Fraudster Elizabeth Holmes says she is not letting a nine-year prison sentence keep her from breaking back into the healthcare industry.
Instead, the disgraced Theranos CEO tells People from behind bars she has continued to write patents for inventions she believes will revolutionize U.S. healthcare in a way her disgraced startup infamously failed to.
“There is not a day I have not continued to work on my research and inventions,” she said. “I remain completely committed to my dream of making affordable healthcare solutions available to everyone.”
Holmes, 41, has been disparaged as a “con artist” who raked in hundreds of millions of investor money at Theranos, but delivered an egregiously unreliable product. The company sought to screen patients for hundreds of diseases with just a few drops of blood, but a Wall Street Journal exposé revealed it was rife with misdiagnosis—like falsely diagnosing a patient with HIV, another with prostate cancer, and a third with a miscarriage while she was still pregnant.
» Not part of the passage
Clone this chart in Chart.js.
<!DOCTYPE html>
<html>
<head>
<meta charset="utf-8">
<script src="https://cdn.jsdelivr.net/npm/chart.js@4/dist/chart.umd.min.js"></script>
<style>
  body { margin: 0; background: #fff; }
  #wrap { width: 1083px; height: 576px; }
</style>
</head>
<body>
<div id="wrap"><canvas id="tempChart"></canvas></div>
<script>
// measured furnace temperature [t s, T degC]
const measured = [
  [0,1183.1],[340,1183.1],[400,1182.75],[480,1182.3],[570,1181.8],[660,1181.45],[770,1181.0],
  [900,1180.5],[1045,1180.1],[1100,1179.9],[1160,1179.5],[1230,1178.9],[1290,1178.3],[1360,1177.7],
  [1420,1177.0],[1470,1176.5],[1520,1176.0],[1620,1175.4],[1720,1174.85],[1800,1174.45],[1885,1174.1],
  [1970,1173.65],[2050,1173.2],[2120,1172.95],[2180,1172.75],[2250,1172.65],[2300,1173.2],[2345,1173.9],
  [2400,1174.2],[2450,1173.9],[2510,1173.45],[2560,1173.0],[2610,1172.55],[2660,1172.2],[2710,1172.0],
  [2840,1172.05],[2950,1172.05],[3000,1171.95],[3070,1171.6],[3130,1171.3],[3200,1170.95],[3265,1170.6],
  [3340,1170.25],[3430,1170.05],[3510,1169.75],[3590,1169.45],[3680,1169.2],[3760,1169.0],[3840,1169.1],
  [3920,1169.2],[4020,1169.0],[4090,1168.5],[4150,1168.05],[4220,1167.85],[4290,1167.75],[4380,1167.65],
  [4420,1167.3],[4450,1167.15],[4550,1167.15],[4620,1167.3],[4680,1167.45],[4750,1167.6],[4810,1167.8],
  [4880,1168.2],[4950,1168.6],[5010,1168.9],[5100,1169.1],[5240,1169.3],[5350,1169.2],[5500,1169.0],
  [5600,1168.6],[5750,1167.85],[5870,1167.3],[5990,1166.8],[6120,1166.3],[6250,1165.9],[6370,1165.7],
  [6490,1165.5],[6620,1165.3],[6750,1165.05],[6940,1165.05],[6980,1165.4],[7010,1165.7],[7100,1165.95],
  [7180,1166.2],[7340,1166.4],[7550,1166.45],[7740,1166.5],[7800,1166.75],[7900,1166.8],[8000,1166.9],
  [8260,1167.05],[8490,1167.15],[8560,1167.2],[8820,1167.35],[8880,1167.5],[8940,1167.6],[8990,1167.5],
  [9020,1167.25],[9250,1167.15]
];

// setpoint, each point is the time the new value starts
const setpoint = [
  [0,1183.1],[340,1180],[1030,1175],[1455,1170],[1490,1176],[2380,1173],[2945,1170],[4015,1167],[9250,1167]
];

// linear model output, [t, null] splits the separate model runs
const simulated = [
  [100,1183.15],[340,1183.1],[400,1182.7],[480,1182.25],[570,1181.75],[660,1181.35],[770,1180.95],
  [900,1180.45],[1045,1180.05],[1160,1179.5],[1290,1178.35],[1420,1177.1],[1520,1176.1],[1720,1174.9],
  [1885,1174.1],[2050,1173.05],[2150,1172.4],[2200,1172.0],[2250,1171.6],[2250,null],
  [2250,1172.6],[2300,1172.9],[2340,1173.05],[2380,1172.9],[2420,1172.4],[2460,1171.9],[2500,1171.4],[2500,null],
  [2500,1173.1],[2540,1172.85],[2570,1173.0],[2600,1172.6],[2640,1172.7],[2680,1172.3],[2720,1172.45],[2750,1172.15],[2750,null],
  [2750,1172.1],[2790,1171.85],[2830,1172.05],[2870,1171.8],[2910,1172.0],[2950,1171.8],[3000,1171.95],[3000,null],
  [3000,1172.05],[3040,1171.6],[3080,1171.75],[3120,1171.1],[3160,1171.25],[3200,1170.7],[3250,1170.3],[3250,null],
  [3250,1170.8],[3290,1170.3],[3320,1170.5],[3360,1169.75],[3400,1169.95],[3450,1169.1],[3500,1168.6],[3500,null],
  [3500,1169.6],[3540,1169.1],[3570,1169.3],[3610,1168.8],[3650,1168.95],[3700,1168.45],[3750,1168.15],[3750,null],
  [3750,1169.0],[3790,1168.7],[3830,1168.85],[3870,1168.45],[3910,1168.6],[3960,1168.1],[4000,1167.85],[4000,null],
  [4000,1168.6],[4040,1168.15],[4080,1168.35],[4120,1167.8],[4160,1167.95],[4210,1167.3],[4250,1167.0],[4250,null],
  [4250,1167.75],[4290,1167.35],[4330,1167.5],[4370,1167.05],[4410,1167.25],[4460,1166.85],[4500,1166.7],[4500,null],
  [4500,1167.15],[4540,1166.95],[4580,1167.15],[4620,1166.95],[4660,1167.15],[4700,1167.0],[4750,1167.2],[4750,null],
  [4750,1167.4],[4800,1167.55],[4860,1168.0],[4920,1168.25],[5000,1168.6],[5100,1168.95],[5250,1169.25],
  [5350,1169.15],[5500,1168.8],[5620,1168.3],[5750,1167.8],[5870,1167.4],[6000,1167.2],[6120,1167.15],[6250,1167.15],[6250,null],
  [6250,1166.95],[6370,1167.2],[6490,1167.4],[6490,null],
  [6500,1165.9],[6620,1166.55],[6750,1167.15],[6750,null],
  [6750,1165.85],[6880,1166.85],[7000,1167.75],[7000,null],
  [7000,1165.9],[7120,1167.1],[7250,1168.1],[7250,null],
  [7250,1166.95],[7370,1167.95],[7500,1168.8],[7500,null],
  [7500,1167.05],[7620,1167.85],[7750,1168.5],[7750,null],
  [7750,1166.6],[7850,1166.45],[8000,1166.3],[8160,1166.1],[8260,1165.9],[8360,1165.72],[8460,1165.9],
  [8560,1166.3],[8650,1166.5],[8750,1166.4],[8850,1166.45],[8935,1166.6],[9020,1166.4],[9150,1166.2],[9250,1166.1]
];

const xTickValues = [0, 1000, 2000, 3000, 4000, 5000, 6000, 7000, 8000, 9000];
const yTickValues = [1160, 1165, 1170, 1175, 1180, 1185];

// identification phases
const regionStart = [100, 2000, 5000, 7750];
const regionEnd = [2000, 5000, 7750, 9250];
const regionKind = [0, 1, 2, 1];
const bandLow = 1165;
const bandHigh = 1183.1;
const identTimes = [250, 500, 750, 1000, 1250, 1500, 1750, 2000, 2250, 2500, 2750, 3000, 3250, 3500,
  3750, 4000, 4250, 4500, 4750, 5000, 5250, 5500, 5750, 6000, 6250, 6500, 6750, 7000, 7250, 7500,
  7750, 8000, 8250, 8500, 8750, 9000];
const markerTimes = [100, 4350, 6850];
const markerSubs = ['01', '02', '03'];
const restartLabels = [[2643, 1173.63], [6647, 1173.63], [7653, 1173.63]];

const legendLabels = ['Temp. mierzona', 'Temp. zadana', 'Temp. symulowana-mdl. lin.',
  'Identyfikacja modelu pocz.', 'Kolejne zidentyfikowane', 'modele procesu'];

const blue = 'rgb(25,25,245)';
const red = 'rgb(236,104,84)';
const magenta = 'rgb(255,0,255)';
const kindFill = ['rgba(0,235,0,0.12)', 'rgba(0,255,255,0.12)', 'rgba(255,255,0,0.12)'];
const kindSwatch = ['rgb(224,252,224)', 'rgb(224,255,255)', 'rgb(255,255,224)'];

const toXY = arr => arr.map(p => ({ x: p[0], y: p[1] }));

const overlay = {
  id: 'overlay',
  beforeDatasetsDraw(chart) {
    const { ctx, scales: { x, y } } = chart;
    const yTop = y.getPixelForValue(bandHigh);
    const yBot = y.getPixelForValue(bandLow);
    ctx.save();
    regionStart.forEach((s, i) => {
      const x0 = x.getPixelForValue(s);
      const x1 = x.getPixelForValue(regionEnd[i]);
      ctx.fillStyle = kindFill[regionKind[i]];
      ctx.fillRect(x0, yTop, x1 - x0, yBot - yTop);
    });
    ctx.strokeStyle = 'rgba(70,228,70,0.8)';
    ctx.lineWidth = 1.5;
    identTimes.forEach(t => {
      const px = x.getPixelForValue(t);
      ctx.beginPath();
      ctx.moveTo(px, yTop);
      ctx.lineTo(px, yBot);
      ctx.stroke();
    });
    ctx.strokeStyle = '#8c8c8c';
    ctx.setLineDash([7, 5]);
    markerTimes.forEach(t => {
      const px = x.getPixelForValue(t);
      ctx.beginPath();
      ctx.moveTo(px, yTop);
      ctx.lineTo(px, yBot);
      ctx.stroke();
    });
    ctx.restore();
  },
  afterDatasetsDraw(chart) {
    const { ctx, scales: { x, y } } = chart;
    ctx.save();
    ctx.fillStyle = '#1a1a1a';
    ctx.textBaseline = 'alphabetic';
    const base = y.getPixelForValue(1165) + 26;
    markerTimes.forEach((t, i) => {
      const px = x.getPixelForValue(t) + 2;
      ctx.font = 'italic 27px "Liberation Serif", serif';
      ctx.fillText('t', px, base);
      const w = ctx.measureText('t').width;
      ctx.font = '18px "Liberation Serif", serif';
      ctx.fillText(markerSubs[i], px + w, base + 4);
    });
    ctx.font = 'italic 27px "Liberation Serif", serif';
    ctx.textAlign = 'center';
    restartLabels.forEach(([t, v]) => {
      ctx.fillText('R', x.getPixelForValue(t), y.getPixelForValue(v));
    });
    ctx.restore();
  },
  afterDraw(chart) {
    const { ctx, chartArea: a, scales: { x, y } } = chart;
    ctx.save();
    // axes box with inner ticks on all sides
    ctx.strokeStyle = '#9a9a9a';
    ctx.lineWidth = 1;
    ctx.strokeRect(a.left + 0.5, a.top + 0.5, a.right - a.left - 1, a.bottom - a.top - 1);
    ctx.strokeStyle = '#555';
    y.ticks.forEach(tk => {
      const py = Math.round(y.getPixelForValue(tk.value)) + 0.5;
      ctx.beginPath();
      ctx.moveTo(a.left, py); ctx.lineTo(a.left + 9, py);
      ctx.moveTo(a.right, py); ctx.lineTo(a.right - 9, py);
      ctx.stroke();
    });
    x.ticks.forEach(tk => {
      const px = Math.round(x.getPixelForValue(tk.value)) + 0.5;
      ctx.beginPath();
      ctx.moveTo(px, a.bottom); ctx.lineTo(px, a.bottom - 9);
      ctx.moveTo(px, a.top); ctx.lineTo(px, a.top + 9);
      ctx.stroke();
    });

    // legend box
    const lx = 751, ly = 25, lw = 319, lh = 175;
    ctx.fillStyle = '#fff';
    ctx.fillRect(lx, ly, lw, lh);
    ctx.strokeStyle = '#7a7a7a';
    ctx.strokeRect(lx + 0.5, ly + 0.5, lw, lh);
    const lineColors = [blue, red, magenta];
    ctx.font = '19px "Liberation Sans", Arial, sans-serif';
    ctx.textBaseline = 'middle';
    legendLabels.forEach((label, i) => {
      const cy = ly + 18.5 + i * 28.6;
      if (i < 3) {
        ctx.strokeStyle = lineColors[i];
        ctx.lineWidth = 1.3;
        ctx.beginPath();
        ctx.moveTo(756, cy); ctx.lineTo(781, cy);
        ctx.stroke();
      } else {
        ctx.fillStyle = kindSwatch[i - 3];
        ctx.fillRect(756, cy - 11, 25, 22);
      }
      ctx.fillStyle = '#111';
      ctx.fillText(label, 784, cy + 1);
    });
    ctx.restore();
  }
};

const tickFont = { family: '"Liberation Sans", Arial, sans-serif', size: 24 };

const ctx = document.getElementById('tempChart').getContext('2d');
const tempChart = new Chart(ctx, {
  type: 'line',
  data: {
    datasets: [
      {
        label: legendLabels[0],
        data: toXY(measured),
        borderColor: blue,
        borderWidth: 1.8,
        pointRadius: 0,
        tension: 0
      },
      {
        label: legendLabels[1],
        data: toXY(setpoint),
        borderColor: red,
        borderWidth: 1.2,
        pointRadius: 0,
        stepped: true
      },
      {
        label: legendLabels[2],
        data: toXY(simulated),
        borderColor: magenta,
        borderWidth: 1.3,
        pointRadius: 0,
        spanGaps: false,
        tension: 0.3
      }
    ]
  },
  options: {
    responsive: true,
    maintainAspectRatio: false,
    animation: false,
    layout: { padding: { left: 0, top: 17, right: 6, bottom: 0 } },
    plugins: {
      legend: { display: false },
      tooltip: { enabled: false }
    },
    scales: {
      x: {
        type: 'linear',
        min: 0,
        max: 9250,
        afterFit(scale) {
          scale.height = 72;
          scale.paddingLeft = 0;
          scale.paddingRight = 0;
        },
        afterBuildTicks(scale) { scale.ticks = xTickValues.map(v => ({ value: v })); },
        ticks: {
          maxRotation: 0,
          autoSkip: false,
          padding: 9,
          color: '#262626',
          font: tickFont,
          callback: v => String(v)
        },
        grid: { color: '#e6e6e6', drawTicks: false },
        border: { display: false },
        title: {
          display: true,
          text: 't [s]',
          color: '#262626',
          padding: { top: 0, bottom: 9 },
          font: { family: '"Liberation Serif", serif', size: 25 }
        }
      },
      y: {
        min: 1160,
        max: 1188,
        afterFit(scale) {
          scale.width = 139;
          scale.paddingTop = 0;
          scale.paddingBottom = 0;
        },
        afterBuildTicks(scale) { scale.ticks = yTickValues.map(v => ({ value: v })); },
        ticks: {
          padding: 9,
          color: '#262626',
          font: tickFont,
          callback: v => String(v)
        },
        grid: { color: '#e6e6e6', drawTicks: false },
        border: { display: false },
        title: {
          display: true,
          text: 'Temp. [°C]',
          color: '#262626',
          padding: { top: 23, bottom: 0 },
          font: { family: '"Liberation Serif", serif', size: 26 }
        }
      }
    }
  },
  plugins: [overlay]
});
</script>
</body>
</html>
Fraud charges arrived for the healthcare pariah—who denies committing a crime to this day—three years later. Holmes was acquitted of defrauding customers in 2022 but, along with her co-conspirator Ramesh Balwani, was found guilty of defrauding investors like Rupert Murdoch and the Walton family.
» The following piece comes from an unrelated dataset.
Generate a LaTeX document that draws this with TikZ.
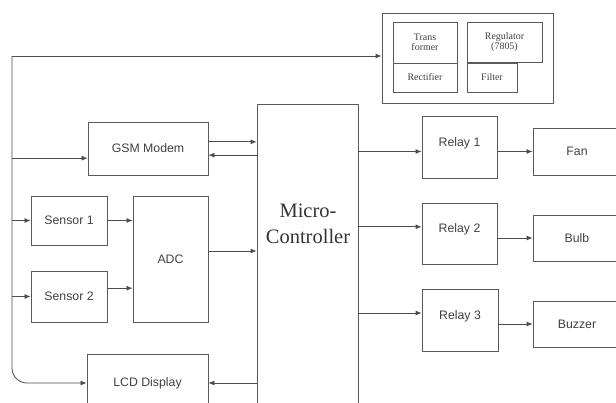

“I refused to plead guilty to crimes I did not commit,” Holmes told People. “Theranos failed. But failure is not fraud.”
Now Holmes spends her days at Federal Prison Camp Bryan in Texas, where People reports she makes 31 cents an hour as a re-entry clerk that helps women write résumés and prepare to apply for government benefits upon their release.
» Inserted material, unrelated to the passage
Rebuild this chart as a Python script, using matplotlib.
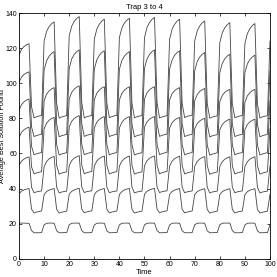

Holmes says she calls family twice a day but has to keep the calls short, as she is allotted just 300 minutes a month. Twice a week, she is visited by her 33-year-old husband, Billy Evans, and the couple’s two young children—aged 3 and 2—that she gave birth to after she was criminally charged.

The women’s prison will be Holmes’ home until April 3, 2032, unless she has her conviction overturned on appeal. She was initially ordered to spend more than 11 years in lock-up, but had two years shaved off for good behavior in 2023. She and Balwani are on the hook for a combined $452 million in restitution.
Holmes told People she already has plans for what to do upon her release. Beyond her dream of breaking back into the healthcare industry, she says she has drafted an American Freedom Act bill—a seven-page handwritten document she hopes will one day bolster the presumption of innocence and change criminal procedure.
“This will be my life’s work,” she told People, adding, “Human beings are not made to be in cells.”